Page 1 of 1
alert self-healing issue
Posted: Sun Apr 15, 2018 10:46 am
by DataAssure
Hi Support,
We are testing alert escalation and notice something weird is happening in our lab. Here is the situation:
A Windows host went down then we received AD Domain Service alert but even that Windows host resumed to normal operation including the AD Domain Service, Nagios kept reporting that Windows is down but that particular host reported to normal status the next day or two. We would like to know how to troubleshooting this self-healing symptom? That's where to look for the root cause? TIA
Re: alert self-healing issue
Posted: Mon Apr 16, 2018 3:11 pm
by tgriep
I just want to verify that a Windows system went down and that you received a Host Notification and a a Service Notification for a service called AD Domain Service.

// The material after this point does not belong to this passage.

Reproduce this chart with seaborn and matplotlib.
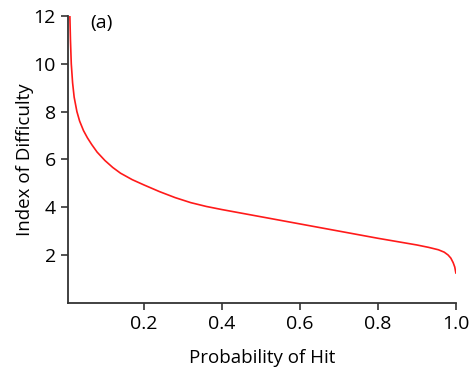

Then the host was brought back up and you continued to receive the Host and Service notification was down until a a day or 2 went by and then they both returned to a normal state, it that what happened?
Did you have the same symptoms for other Hosts and Service on the system?
Are you checking any other services on that host and did they act the same?
Can you post the Email notification you were receiving at that time?
Re: alert self-healing issue
Posted: Mon Apr 16, 2018 3:15 pm
by cdienger
First I would have a look at
https://assets.nagios.com/downloads/nag ... ations.pdf to help make sure the escalation config is proper. You can also look at the host & service config and escalation config by reviewing /usr/local/nagios/etc/hosts/*hostcfg*, /usr/local/nagios/etc/services/*servicecfg*, /usr/local/nagios/etc/hostescalations.cfg, and /usr/local/nagios/etc/serviceescalations.cfg.
While it is in the misbehaving state, I would look at
/usr/local/nagios/var/nagios.log which should contain entries each time the host/service changes state.
status.dat would be a good place to check as well - it will contain status information and a count of notifications sent.
nagios.log can roll over and have a lot of noise in it so being ready to run
grep against it will be an advantage.
Status.dat is also frequently updated too so unless it's in the bad state it probably wont be able to tell you much now.